ベートーベンシンフォニエッタの第九
九響の第九の切符は取れなかったが、12月の定期演奏会でもらった宣伝ビラに12
月29日に福岡である第九のコンサートというのを見つけてビラにあった問い合わせ先に電話した。ベートーベンシンフォニエッタという聞いたことのないオーケストラの演奏だが合唱は九響合唱団となっていてそれなりの演奏会ではあるようだ。切符の入手法がわからず電話したのだが当日ホールの前で引き渡すといって名前を聞かれた。ちょっとカタコト感のある喋りで外国人のようだ、もしかしたらオーケストラを主宰する九響の主席クラリネット奏者デムチシンさん本人だったかもしれない。当日支払うことになるが前売り料金でよく放送大学の学割もきくという。当日券大人は4500円だが前売り学割は1000円となるからとにかく名前を言って予約した。それにしても引き換え番号を告げられるでもなくこれで大丈夫なのだろうかと気になったまま3週間後に当日を迎えた。開場時間の少し前くらいと早目にホールを訪れる、福岡・天神のFFGホールだ。
地下に下る入口のところに案内の人が立っていて下で引き換えるという、階段を降りるところに少し列ができていてこれらしいので並んで待っていると順番となる。和服の女性に名前を告げると封筒に切符が準備されていて、学生?といぶかる声が返る。放送大学ですと学生証を
見せながら告げるとアッ失礼しましたと素直に渡してくれて現金を払う。こんなんで大勢の予約をさばけるのか思うが適当に三々五々に客が来るので結構成り立っているから不思議だ。手作り感の濃いコンサートだ。
自由席なので真ん中辺の見やすいところに席をとる。初めてのホールだが客席奥は階段が急でどこでもよく聞こえそうな造りになっている。600人くらいの規模で小ホールといった感じだ、気安く演奏会が開ける感じがある。演奏者は九響のメンバーや北九州の響ホール合奏団のメンバーにフリーランスの演奏家を混ざった形で見た感じ女性が多い。人数は多くなる第九でも50人くらいとコンパクトなサイズだ。

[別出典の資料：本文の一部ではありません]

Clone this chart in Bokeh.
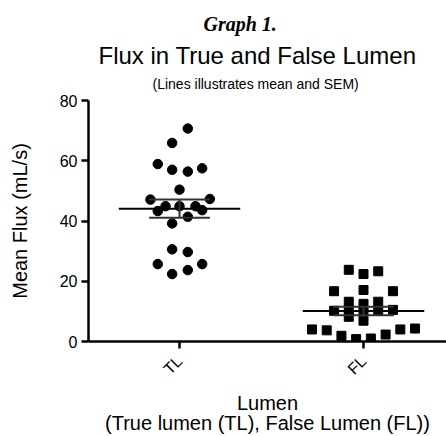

出し物はモーツアルトのレクイエムとベートーベンの第九でちょっと重い。
事前にロビーでボランティアらしい方の説明があって少しはわかりやすくなる。
レクイエムはモーツアルトの未完部分を弟子のジュースマイヤーが完成させた版が普通だがここではこれとやや異なる版で演奏されるという(どの版かは忘れてしまったが)、確かにレコードで聴き慣れたのとは少し違う。
指揮者の意図なのか弦の重厚みが弱目で重々しさがあまり感じられなく薄い演奏との印象がある、年の終わりに聞くにはちょうどいいくらいかもしれない。
第九のほうはこのシーズンだから演奏者はあちこちで演奏してきた雰囲気があり安定感があって聞きやすい。しかしやはりバイオリンが弱い。編成上の問題のようでもある。いずれにせよ十分聴きごたえはある。やはり年末は第九だ。
合唱と打楽器の迫力で盛り上がるところに至ると今年も終わりかとの感慨が生じる。
来年はどうなるだろうか、平和な時代の年末だったと後で回想することにならなければよいが。しかしそんなことはなるようにしかならない、先のことは心配せずにその時その時を気楽に過ごす、それしかないのだろう。まだそう思えるいい年の瀬だ。